Exercise: Among the entries below, which lines run from the line with "Reproduce this chart with matplotlib." through the line with "0.506, 0.518, 0.602]"? Retype those, both ends included, exactly and without pictures.

(Data entries)

>> START

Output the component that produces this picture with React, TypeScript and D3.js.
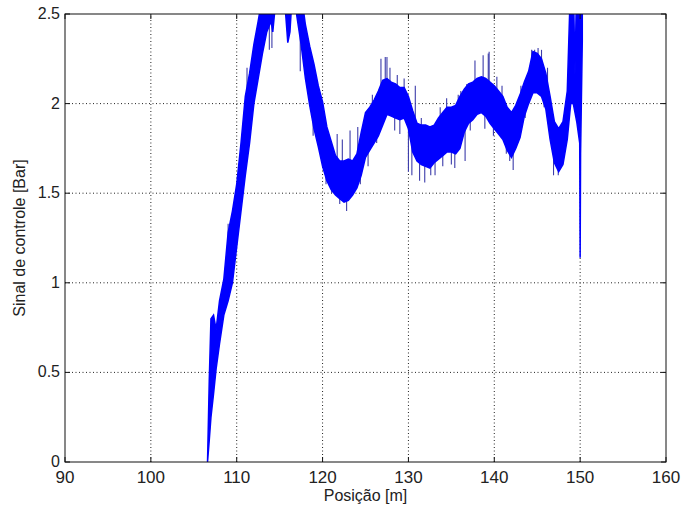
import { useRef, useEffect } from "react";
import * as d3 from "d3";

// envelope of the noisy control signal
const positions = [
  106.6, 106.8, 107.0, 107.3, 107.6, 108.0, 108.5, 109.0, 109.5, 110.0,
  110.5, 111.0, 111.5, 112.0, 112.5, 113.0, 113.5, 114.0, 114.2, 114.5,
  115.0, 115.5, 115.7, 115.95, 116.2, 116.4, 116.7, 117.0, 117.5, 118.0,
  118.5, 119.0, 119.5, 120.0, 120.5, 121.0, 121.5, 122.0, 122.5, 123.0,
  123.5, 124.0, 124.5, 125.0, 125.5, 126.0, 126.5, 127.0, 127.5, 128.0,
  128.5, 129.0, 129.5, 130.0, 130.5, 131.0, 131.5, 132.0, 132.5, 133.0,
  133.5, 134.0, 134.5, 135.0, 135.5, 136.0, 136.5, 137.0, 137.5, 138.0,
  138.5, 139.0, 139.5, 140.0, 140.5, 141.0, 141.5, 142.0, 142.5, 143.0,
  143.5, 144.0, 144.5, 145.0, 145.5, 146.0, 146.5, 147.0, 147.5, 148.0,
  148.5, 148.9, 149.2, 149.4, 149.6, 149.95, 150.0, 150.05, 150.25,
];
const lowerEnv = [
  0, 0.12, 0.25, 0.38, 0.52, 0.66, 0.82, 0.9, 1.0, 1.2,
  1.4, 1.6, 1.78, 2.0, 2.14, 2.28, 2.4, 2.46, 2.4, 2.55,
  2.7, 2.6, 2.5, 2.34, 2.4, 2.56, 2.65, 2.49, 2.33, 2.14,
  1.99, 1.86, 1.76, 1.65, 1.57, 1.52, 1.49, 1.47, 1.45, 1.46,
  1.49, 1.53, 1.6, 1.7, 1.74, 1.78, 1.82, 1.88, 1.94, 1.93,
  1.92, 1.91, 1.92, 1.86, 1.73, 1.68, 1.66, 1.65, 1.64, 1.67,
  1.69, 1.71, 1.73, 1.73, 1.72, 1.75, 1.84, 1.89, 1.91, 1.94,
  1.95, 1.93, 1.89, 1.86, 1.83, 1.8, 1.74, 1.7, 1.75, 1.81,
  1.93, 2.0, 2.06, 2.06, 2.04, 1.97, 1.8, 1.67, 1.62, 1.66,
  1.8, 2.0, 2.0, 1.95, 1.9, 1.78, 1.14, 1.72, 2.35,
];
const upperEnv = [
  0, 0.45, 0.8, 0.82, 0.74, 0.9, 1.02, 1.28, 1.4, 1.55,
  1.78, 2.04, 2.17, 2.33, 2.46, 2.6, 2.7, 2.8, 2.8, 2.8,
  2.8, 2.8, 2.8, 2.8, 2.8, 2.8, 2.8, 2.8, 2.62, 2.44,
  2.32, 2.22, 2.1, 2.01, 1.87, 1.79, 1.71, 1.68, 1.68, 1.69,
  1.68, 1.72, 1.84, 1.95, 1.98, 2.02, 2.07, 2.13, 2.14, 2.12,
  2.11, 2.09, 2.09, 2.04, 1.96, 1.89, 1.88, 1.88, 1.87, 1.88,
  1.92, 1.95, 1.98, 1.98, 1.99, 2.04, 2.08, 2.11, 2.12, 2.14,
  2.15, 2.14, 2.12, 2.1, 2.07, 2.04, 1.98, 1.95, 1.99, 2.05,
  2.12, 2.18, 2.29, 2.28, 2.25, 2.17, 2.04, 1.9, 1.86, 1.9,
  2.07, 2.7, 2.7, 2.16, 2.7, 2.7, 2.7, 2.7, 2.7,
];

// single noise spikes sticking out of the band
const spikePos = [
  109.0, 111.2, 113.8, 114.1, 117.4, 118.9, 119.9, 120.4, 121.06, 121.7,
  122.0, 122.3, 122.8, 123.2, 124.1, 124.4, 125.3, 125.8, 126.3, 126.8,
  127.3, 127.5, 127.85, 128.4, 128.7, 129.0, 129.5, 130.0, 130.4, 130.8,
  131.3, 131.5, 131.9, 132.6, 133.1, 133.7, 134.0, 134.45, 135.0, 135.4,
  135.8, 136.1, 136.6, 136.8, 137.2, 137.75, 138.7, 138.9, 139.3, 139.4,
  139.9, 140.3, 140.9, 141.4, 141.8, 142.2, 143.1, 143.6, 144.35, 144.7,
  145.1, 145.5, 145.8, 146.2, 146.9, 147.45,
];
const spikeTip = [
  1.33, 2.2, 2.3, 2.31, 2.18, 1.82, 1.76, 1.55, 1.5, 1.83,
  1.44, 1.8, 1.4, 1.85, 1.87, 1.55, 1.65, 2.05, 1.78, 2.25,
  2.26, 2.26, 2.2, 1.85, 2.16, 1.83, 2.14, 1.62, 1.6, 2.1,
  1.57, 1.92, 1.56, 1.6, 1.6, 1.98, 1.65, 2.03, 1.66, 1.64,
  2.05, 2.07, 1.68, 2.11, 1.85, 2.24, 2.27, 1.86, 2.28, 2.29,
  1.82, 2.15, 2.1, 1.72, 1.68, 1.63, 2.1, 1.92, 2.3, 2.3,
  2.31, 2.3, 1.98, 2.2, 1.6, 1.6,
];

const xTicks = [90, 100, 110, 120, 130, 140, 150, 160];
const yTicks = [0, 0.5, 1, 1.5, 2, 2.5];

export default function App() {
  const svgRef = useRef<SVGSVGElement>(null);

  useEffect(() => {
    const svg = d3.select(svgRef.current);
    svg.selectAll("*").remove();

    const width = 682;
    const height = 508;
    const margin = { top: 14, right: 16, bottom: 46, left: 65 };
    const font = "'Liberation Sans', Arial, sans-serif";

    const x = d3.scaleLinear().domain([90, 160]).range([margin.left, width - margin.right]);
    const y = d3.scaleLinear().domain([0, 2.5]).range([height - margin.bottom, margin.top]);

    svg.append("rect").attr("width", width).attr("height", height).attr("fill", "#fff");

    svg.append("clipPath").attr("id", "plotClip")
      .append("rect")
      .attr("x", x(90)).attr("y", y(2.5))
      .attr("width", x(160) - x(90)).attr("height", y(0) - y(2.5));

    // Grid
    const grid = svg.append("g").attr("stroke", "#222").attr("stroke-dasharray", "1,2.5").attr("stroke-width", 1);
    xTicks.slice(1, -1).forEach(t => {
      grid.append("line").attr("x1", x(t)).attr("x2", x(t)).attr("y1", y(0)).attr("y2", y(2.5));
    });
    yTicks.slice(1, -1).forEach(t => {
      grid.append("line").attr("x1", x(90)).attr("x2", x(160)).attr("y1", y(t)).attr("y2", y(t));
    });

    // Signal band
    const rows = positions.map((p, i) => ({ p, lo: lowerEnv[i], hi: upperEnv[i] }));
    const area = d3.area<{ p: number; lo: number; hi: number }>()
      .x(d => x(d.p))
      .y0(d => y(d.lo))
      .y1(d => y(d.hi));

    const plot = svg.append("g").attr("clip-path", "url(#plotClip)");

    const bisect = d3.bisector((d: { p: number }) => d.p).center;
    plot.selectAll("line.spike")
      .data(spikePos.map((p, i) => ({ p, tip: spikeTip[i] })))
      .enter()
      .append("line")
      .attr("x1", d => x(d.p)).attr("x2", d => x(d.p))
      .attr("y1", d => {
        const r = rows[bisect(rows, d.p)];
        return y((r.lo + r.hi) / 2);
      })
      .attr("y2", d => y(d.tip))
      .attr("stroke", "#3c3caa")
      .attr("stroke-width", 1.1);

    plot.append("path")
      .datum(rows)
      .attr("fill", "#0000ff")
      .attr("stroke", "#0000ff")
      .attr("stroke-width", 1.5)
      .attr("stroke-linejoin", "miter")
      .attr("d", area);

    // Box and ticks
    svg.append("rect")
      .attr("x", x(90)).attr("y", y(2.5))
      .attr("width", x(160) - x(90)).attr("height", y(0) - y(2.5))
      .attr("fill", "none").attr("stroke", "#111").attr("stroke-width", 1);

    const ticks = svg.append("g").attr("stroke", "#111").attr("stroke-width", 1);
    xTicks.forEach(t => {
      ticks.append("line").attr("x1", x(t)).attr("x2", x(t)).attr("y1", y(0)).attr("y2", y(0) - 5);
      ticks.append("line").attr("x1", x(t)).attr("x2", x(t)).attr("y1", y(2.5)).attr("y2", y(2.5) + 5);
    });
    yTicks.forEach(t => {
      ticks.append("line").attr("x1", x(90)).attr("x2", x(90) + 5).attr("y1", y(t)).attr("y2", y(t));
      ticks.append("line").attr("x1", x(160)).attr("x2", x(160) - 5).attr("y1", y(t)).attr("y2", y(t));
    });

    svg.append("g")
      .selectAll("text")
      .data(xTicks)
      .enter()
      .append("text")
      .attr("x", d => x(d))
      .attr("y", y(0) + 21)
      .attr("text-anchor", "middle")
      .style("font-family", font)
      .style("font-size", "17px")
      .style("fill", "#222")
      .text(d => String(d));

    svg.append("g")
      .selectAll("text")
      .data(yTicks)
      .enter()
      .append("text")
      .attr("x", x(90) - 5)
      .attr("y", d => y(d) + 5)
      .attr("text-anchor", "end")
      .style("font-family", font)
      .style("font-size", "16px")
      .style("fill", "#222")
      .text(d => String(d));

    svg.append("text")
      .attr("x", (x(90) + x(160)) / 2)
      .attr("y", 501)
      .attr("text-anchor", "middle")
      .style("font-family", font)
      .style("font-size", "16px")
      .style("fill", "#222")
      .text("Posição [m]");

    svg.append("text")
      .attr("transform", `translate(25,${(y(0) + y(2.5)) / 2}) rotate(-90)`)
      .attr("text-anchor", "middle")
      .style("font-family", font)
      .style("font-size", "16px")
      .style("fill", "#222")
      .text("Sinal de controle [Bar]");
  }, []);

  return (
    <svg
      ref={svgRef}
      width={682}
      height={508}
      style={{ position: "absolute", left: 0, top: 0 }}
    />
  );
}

>> END
>> START

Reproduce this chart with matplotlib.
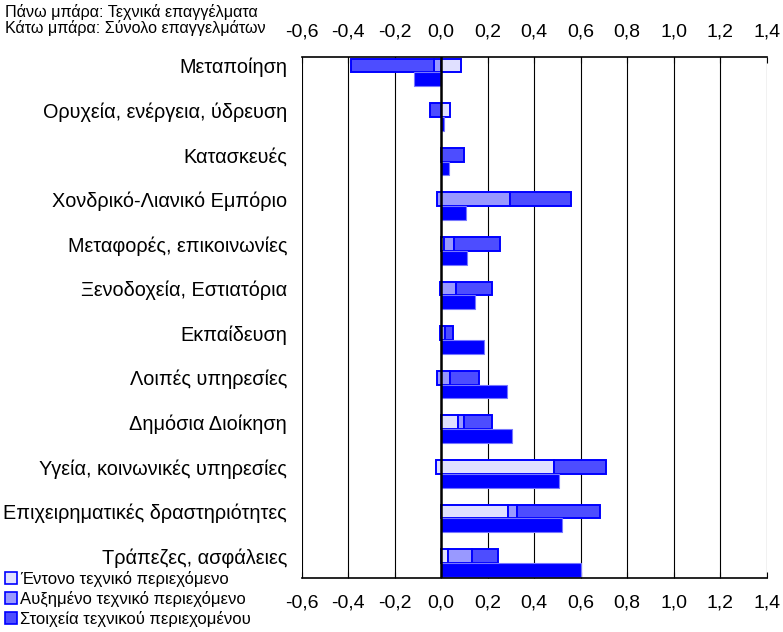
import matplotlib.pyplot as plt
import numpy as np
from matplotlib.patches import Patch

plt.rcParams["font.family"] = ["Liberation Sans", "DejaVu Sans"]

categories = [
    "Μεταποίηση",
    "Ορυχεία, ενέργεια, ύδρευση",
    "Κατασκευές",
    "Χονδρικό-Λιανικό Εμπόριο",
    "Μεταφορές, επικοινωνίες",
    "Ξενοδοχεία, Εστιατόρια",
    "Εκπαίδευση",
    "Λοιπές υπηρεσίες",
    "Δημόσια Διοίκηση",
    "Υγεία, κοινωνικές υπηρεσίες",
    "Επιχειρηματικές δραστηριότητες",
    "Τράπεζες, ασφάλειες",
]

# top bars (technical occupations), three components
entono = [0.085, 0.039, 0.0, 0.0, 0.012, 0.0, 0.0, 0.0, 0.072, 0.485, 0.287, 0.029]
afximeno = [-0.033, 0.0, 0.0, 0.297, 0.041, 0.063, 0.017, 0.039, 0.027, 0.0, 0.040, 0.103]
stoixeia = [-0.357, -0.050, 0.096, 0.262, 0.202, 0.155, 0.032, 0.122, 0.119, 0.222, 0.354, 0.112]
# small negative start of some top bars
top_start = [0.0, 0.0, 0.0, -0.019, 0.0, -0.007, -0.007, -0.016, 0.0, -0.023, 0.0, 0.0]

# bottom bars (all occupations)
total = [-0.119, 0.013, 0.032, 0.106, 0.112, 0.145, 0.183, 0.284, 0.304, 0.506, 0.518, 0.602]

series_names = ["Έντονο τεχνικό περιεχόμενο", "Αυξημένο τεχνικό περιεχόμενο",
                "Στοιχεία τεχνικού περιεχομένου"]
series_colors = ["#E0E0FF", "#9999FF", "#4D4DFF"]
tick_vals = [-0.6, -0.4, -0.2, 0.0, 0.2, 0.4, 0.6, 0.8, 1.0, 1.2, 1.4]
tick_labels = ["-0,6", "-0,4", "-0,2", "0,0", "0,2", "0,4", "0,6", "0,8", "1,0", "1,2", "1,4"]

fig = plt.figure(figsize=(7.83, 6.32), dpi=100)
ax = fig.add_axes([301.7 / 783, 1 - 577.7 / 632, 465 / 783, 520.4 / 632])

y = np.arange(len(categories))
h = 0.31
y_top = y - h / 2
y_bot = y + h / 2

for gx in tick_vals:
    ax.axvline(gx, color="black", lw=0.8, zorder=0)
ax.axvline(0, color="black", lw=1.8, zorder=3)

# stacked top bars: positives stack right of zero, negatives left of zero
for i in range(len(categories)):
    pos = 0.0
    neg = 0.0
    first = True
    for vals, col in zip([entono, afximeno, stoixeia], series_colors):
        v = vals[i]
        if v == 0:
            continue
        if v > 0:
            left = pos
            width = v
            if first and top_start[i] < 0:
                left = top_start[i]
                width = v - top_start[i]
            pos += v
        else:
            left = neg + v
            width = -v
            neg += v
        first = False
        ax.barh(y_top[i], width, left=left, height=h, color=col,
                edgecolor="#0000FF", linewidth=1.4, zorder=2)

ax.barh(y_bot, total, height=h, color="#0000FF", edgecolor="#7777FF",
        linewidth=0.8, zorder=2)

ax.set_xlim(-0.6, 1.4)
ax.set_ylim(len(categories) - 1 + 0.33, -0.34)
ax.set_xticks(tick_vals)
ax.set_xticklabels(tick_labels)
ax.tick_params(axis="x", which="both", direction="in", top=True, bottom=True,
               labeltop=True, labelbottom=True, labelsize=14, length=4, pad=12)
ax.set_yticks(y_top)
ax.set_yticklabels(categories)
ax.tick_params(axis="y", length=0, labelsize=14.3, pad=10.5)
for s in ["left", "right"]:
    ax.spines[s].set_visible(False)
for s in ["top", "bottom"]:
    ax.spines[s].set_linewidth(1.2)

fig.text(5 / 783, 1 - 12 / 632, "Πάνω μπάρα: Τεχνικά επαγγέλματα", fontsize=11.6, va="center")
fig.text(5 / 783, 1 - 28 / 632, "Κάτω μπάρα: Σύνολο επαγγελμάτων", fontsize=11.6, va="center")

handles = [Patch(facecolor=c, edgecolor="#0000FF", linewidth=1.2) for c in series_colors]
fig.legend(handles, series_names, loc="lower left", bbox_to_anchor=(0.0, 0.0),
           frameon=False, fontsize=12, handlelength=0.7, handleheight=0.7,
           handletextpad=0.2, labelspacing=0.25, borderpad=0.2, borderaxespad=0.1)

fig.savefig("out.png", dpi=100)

>> END

Correct result:
Reproduce this chart with matplotlib.
import matplotlib.pyplot as plt
import numpy as np
from matplotlib.patches import Patch

plt.rcParams["font.family"] = ["Liberation Sans", "DejaVu Sans"]

categories = [
    "Μεταποίηση",
    "Ορυχεία, ενέργεια, ύδρευση",
    "Κατασκευές",
    "Χονδρικό-Λιανικό Εμπόριο",
    "Μεταφορές, επικοινωνίες",
    "Ξενοδοχεία, Εστιατόρια",
    "Εκπαίδευση",
    "Λοιπές υπηρεσίες",
    "Δημόσια Διοίκηση",
    "Υγεία, κοινωνικές υπηρεσίες",
    "Επιχειρηματικές δραστηριότητες",
    "Τράπεζες, ασφάλειες",
]

# top bars (technical occupations), three components
entono = [0.085, 0.039, 0.0, 0.0, 0.012, 0.0, 0.0, 0.0, 0.072, 0.485, 0.287, 0.029]
afximeno = [-0.033, 0.0, 0.0, 0.297, 0.041, 0.063, 0.017, 0.039, 0.027, 0.0, 0.040, 0.103]
stoixeia = [-0.357, -0.050, 0.096, 0.262, 0.202, 0.155, 0.032, 0.122, 0.119, 0.222, 0.354, 0.112]
# small negative start of some top bars
top_start = [0.0, 0.0, 0.0, -0.019, 0.0, -0.007, -0.007, -0.016, 0.0, -0.023, 0.0, 0.0]

# bottom bars (all occupations)
total = [-0.119, 0.013, 0.032, 0.106, 0.112, 0.145, 0.183, 0.284, 0.304, 0.506, 0.518, 0.602]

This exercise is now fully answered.